Integraban el grupo dos actrices argentinas, la bella Elba Fonrouge, que había estudiado en Bucarest y recordaba con nostalgia a su lejano Buenos Aires y a su primer maestro, ese teatrista total que fue Saulo Benavente, y Tany Giser, aficionada al teatro de títeres y dueña de una buena experiencia en materia de expresión corporal; una hermosa morena venezolana que mantenía una “lucha hasta el alba” (Ugo Betti dixit) con un celoso y absurdo marido dominicano; un actor venezolano, Víctor Torres, modelo de disciplina y de espíritu de colaboración; un puertorriqueño que nos pidió permiso para quedarse a dormir en el teatro (antes de unirse a nuestro grupo dormía donde le agarraba la noche y, pensando en la isla que “el gran Gautier llamó la perla de los mares”, luchaba denodadamente contra los fríos romanos) y, por último, este bazarista, que fungía como director y como actor en una de las obras con las que iniciamos nuestra romana andadura teatral.
El Amor de Don Perlimplín con Belisa en su jardín (aleluya erótica) y el Retablillo de Don Cristóbal, de Federico García Lorca, fueron las piezas iniciales de nuestra corta vida teatral.

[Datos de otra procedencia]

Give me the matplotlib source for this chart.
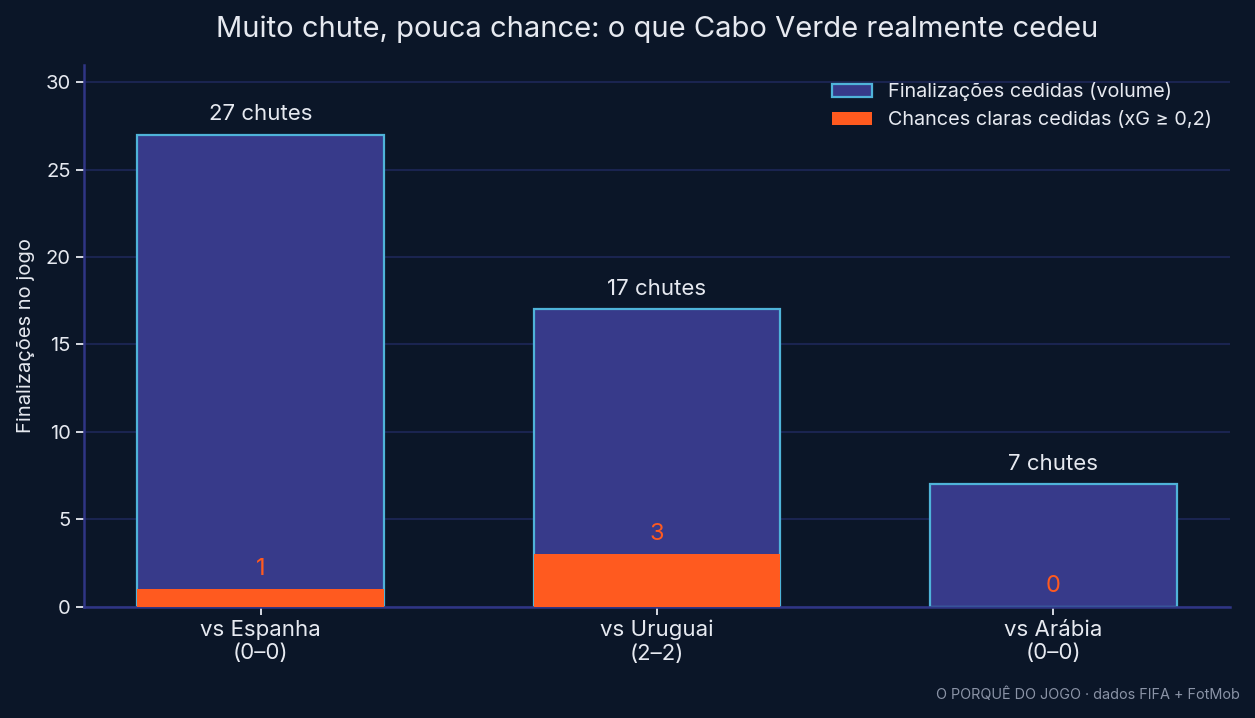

“Ábreme la puerta, amor, que vengo muy mal herido, herido de amor huido, herido, muerto de amor”, decía uno de los Perlimplines (recordarán mis lectores que el personaje se desdoblaba; de esa manera el amor del viejo se rejuvenecía y la muerte era el corolario de este juego de amores, ancianidades de corazón joven y fatales bellezas femeninas). Don Cristóbal, el prepotente títere lorquiano (este bazarista lo encarnaba tratando de recrear los movimientos del títere) cantaba las alabanzas de Doña Rosita: “Tiene dos pechitos como dos naranjitas, un culito como un quesito y una urraquita que le canta y le grita.” El público reía sin descanso y por la ciudad latina soplaban vientos andaluces que venían de Granada. Esos vientos arreciaron y nos llenaron de gozo el día en que nos visitó Rafael Alberti, recién llegado a Roma. Esa noche soplaron vientos gaditanos y Rafael subió al escenario para hablar de Federico y decir el poema de Machado: “Mataron a Federico cuando la luz asomaba.” La España peregrina tuvo un momento de gloria en el pequeño Teatro Goldoni. Ahí estaban Rafael, Federico y don Antonio, tres andaluces universales y los actores que escuchábamos con emoción las palabras de Alberti.